MINNEAPOLIS - The business of money management will continue to evolve, as ownership structure and management capability play bigger roles, according to two speakers at a recent conference.
John Casey, president and chief executive of RogersCasey & Associates, Darien, Conn., told an audience of Investment Advisers Inc. clients that in the life cycle of an industry, money management is still in its adolescence.
"What you're looking at is the first generation going into its second," Mr. Casey said.
According to the life cycle theory, money management has yet to hit its prime stage of growth. Following that, would be a period of decline.
Different firms, though, reside in different parts of the cycle, Mr.
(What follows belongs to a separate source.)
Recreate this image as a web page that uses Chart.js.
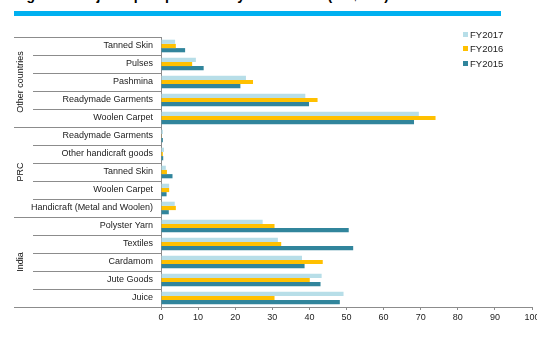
<!DOCTYPE html>
<html>
<head>
<meta charset="utf-8">
<script src="https://cdn.jsdelivr.net/npm/chart.js@4"></script>
<style>
  html, body { margin: 0; padding: 0; background: #fff; }
  #wrap { position: relative; width: 537px; height: 339px; overflow: hidden; font-family: "Liberation Sans", Arial, sans-serif; }
  #title { position: absolute; left: 14px; top: -12px; font-size: 14px; line-height: 14px; font-weight: bold; color: #000; white-space: nowrap; }
  #bar { position: absolute; left: 14px; top: 11px; width: 487px; height: 5px; background: #00B0F0; }
  #legend { position: absolute; left: 463px; top: 29px; font-size: 9.5px; color: #222; }
  #legend div { height: 14.3px; line-height: 12px; white-space: nowrap; }
  #legend span { display: inline-block; width: 5px; height: 5px; margin-right: 2px; vertical-align: 1px; }
  canvas { position: absolute; left: 0; top: 0; }
</style>
</head>
<body>
<div id="wrap">
  <div id="title">Figure 5: Major export products by destination (US$ mn)</div>
  <div id="bar"></div>
  <canvas id="c" width="537" height="339"></canvas>
  <div id="legend"></div>
</div>
<script>
// 카테고리 / 그룹
const categories = [
  'Tanned Skin', 'Pulses', 'Pashmina', 'Readymade Garments', 'Woolen Carpet',
  'Readymade Garments', 'Other handicraft goods', 'Tanned Skin', 'Woolen Carpet', 'Handicraft (Metal and Woolen)',
  'Polyster Yarn', 'Textiles', 'Cardamom', 'Jute Goods', 'Juice'
];
const groupNames = ['Other countries', 'PRC', 'India'];
const groupSizes = [5, 5, 5];

// 시리즈 값
const fy2017 = [3.8, 9.4, 22.9, 38.9, 69.5, 0.5, 0.8, 1.3, 2.2, 3.7, 27.4, 31.5, 38.0, 43.3, 49.2];
const fy2016 = [4.0, 8.4, 24.8, 42.2, 74.0, 0.1, 0.5, 1.6, 2.2, 4.0, 30.6, 32.4, 43.6, 40.1, 30.6];
const fy2015 = [6.5, 11.5, 21.4, 39.9, 68.2, 0.5, 0.6, 3.1, 1.5, 2.1, 50.6, 51.8, 38.7, 43.0, 48.2];

const xTicks = [0, 10, 20, 30, 40, 50, 60, 70, 80, 90, 100];

const series = [
  { label: 'FY2017', data: fy2017, color: '#B7DEE8' },
  { label: 'FY2016', data: fy2016, color: '#FFC000' },
  { label: 'FY2015', data: fy2015, color: '#31859C' }
];

const FONT = '"Liberation Sans", Arial, sans-serif';

// 범례
const legend = document.getElementById('legend');
series.forEach(s => {
  const row = document.createElement('div');
  row.innerHTML = `<span style="background:${s.color}"></span>${s.label}`;
  legend.appendChild(row);
});

// 왼쪽 그룹 구분선 + 그룹 이름
const groupLines = {
  id: 'groupLines',
  afterDraw(chart) {
    const { ctx, chartArea } = chart;
    const y = chart.scales.y;
    const n = categories.length;
    const step = (y.bottom - y.top) / n;
    ctx.save();
    ctx.strokeStyle = '#8c8c8c';
    ctx.lineWidth = 1;
    const bounds = [0];
    groupSizes.reduce((acc, s) => { bounds.push(acc + s); return acc + s; }, 0);
    for (let i = 0; i <= n; i++) {
      const py = Math.round(y.top + i * step) + 0.5;
      const x0 = bounds.includes(i) ? 14 : 33;
      ctx.beginPath();
      ctx.moveTo(x0, py);
      ctx.lineTo(chartArea.left, py);
      ctx.stroke();
    }
    ctx.fillStyle = '#111';
    ctx.font = '9px ' + FONT;
    ctx.textAlign = 'center';
    ctx.textBaseline = 'middle';
    groupNames.forEach((g, gi) => {
      const cy = y.top + (bounds[gi] + bounds[gi + 1]) / 2 * step;
      ctx.save();
      ctx.translate(21, cy);
      ctx.rotate(-Math.PI / 2);
      ctx.fillText(g, 0, 0);
      ctx.restore();
    });
    ctx.restore();
  }
};

new Chart(document.getElementById('c'), {
  type: 'bar',
  data: {
    labels: categories,
    datasets: series.map(s => ({
      label: s.label,
      data: s.data,
      backgroundColor: s.color,
      borderWidth: 0,
      categoryPercentage: 0.7,
      barPercentage: 1
    }))
  },
  options: {
    indexAxis: 'y',
    responsive: false,
    animation: false,
    layout: { padding: { top: 37, right: 5, left: 0, bottom: 0 } },
    plugins: {
      legend: { display: false },
      tooltip: { enabled: false }
    },
    scales: {
      x: {
        min: 0,
        max: 100,
        afterBuildTicks: scale => { scale.ticks = xTicks.map(v => ({ value: v })); },
        afterFit: scale => { scale.height = 32; scale.paddingLeft = 0; scale.paddingRight = 0; },
        grid: { drawOnChartArea: false, drawTicks: true, tickLength: 3, color: '#8c8c8c' },
        border: { color: '#8c8c8c' },
        ticks: { padding: 2, color: '#222', font: { size: 9, family: FONT } }
      },
      y: {
        afterFit: scale => { scale.width = 161; },
        grid: { display: false, drawTicks: false },
        border: { color: '#8c8c8c' },
        ticks: { padding: 8, color: '#222', autoSkip: false, font: { size: 9, family: FONT } }
      }
    }
  },
  plugins: [groupLines]
});
</script>
</body>
</html>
Casey said.
The money management industry hasn't stabilized, and "at some point, an organization has to be run like a business," he said.
Similarly, Charles B. Burkhart Jr., president of the money management research and consulting firm Investment Counseling Inc., West Conshohocken, Pa., said growth for growth's sake is not necessarily a good business goal.
Profit, asset growth and revenue growth increasingly are being influenced by ownership structure, product capability and distribution, rather than size, Mr. Burkhart said.
Traditionally, the productivity and management capability of a firm gets "short shift" from its management, but that will change, he said.
And with the changes taking place in the investment management industry, contrary to what some people advocate, no single business strategy can serve as the bellwether of what will be successful, he said.
If a predominant strategy were taking hold, there would be much more consolidation than there is, Mr. Burkhart said.